New Delhi: This is the question Arjun Kapoor’s Los Angeles-based character Amreek Singh asks himself in Sardar Ka Grandson when his 90-year-old grandmother, Sardar Rupinder Kaur (Neena Gupta), expresses a desire to visit Pakistan and see the house she built in the 1940s with her husband Gursher Singh (John Abraham).

Gursher was murdered in the post-Partition bloodbath of 1947 that resulted in a mass exodus from both sides of the border. Sardar (which is how Amreek addresses his daadi) managed to escape to Amritsar with her infant and made a new life for herself. She remarried, her family grew and prospered, but the pain never left her.

When she confides in her favourite grandchild and circumstances prevent him from taking her on a journey to Pakistan, he decides to move mountains to bring the house to her. Having just split with his fiancé Radha (Rakul Preet Singh), Amreek feels he understands the emptiness that Sardar has carried with her for 70-plus years after the death of her beloved Gursher. He is determined to do everything his abilities permit to assuage some of that hurt.

The flashbacks to a young Sardar (Aditi Rao Hydari) and Gursher (played by John Abraham, who is also this film’s producer) do have a touch of poignance, but their love and tragedy too are not written to their full potential.

The fact that Amreek works in a logistics company (called ‘Gently Gently’) comes in handy when he thinks of moving the Lahore home to Amritsar. Even more convenient is how Radha appears at the right time to make things happen.

Predictably, hurdles are stacked in the way of Amreek’s mission and the characters include a police officer and a city mayor. The actual  uprooting and transportation of the house itself gets less focus than bureaucratic hurdles. Along the way, someone mentions that Amreek is trying to do a Sunny Deol and calls his mission filmy.

Though initially, the film seems to be able to laugh at itself and the clichés in Hindi films, it soon spirals into a series of predictable  tropes.

The performances all around are adequate but don’t shine and it perhaps has to do with the material that doesn’t raise the bar.
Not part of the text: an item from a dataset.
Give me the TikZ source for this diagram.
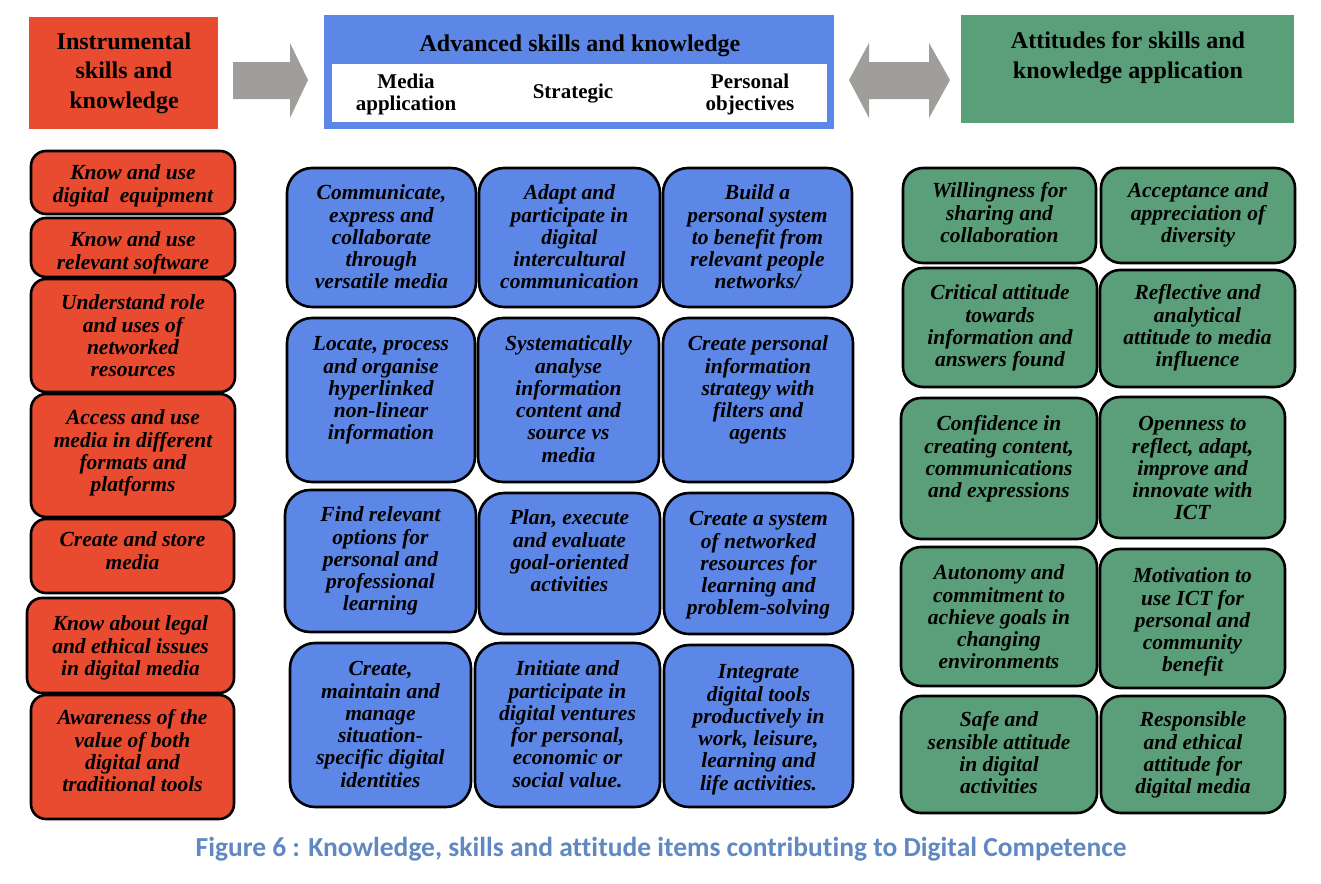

Even the young tea seller in Pakistan is a character that isn’t fleshed out  enough.

Kaashvie Nair pens the story with the very knowing risk of a “predictable plot.” The route taken by Kaashvie and the team doesn’t  actually have varied ways to end the film.

Sardar Ka Grandson’s “moral of the story” is articulated thus by Amreek addressing the Mayor of Lahore (Kumud Mishra) as the film draws to a close: “Nafrat se zyaada taqat na, pyaar mein hoti hai. Tum chaahe jaise bhi ho, par tumhare mulq ke log na, bahut acchhe hain.” (Love is more powerful than hate. Despite the sort of person that you are, the people of your country are very nice.)

Sardar ka Grandson could have been a heart-warming story of memories and finding closure, but it ends up like a half-cooked aloo paratha without butter.